Forgive yourself. Have a coping phrase ready to put a poor shot into proper perspective. This phrase could be, No golfer has ever played a perfect round…Even the pros hit double bogeys…or I’m out here to enjoy myself. A bad shot can’t stop that enjoyment—unless I let it.
That wonderful shot you visualized during your pre-shot process? That was a goal, not something you or any golfer can realistically expect to achieve regularly. The great Ben Hogan once defined a good round of golf for anyone as one where the player hits just three shots that turned out exactly as envisioned.
Reset. Tell yourself that the bad shot was the final shot of one golf outing, and your next shot is the first of a brand new one. No, you can’t reset your score if you’re playing with friends…but you can silently grant yourself a mental reset, leave the past behind and move on. That previous shot belongs in the past—it’s gone forever. As Hogan said, “The most important shot in golf is the next one.”
Don’t think about your putting stroke and grip. You hit a wonderful tee shot and approach shot, and now you’re standing over a three-foot putt for par. Did hitting those two great shots fill you with confidence about your golf talent as you stand over this short putt…or are you thinking about how horrible it would be to mess up an easy putt after playing the hole so well?

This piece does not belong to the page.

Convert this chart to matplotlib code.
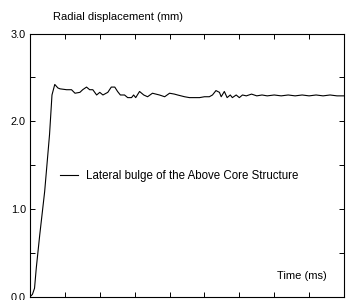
import matplotlib
matplotlib.use("Agg")
import matplotlib.pyplot as plt
from matplotlib.ticker import MultipleLocator, NullFormatter

plt.rcParams['font.family'] = ['Liberation Sans', 'DejaVu Sans']

# Time (arbitrary tick units, 9 intervals) and radial displacement (mm)
time = [0.0, 0.02, 0.07, 0.13, 0.18, 0.28, 0.42, 0.56, 0.63, 0.71, 0.80, 0.86,
        1.05, 1.19, 1.29, 1.43, 1.51, 1.62, 1.71, 1.80, 1.91, 2.00, 2.09, 2.23,
        2.33, 2.43, 2.51, 2.59, 2.71, 2.80, 2.91, 2.97, 3.03, 3.14, 3.26, 3.37,
        3.51, 3.71, 3.86, 4.00, 4.14, 4.23, 4.43, 4.57, 4.71, 4.86, 5.00, 5.14,
        5.23, 5.33, 5.43, 5.48, 5.57, 5.65, 5.74, 5.80, 5.91, 6.00, 6.09, 6.2,
        6.35, 6.5, 6.65, 6.8, 7.0, 7.2, 7.4, 7.6, 7.8, 8.0, 8.2, 8.4, 8.6, 8.8, 9.0]
displacement = [0.0, 0.01, 0.03, 0.10, 0.33, 0.71, 1.20, 1.85, 2.30, 2.42, 2.38, 2.37,
                2.36, 2.36, 2.32, 2.33, 2.36, 2.39, 2.36, 2.36, 2.30, 2.33, 2.30, 2.33,
                2.39, 2.39, 2.34, 2.30, 2.30, 2.27, 2.27, 2.30, 2.27, 2.34, 2.30, 2.28,
                2.32, 2.30, 2.28, 2.32, 2.31, 2.30, 2.28, 2.27, 2.27, 2.27, 2.28, 2.28,
                2.30, 2.35, 2.33, 2.28, 2.34, 2.27, 2.30, 2.27, 2.30, 2.27, 2.30, 2.29,
                2.31, 2.29, 2.30, 2.29, 2.30, 2.29, 2.30, 2.29, 2.30, 2.29, 2.30, 2.29, 2.30, 2.29, 2.29]
series_label = "Lateral bulge of the Above Core Structure"
y_label = "Radial displacement (mm)"
x_label = "Time (ms)"

fig = plt.figure(figsize=(3.46, 3.0), dpi=100)
ax = fig.add_axes([30/346, 3/300, 314/346, 263.5/300])
ax.plot(time, displacement, color='black', lw=0.8, label=series_label)

ax.set_xlim(0, 9)
ax.set_ylim(0, 3)
ax.xaxis.set_major_locator(MultipleLocator(1))
ax.xaxis.set_major_formatter(NullFormatter())
ax.yaxis.set_major_locator(MultipleLocator(1))
ax.yaxis.set_minor_locator(MultipleLocator(0.5))
ax.yaxis.set_major_formatter(matplotlib.ticker.FormatStrFormatter('%.1f'))
ax.tick_params(axis='both', which='both', direction='in', top=True, right=True,
               width=0.7, labelsize=7.8, pad=3)
ax.tick_params(axis='both', which='major', length=3.5)
ax.tick_params(axis='y', which='minor', length=3.5)
for s in ax.spines.values():
    s.set_linewidth(0.8)

fig.text(53/346, 1 - 17/300, y_label, fontsize=8.0, va='center', ha='left')
ax.text(0.945, 0.08, x_label, transform=ax.transAxes, fontsize=8.0, ha='right', va='center')

ax.legend(loc='center left', bbox_to_anchor=(0.0955, 0.459), frameon=False,
          fontsize=8.3, handlelength=1.56, handletextpad=0.7,
          borderpad=0, borderaxespad=0)

fig.savefig("out.png", dpi=100)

When success seems so close that you can reach out and touch it, it’s perfectly natural to worry about it slipping away. While such worries are natural, they aren’t helpful—the mental tension you feel about a putt can tense up your muscles, affecting your grip and stoke.
The best way to reduce the odds that something will go wrong with your putting stroke or grip on the golf course? Don’t think about them. The time to consider your putting stroke and grip is when you’re practicing. When you’re playing, focus only on the line and pace of the putt. Any attention you pay to stroke and grip is likely to make them worse, not better. Don’t deviate from this even if you miss a putt or two—make your read, launch the ball freely on your line, and accept the result.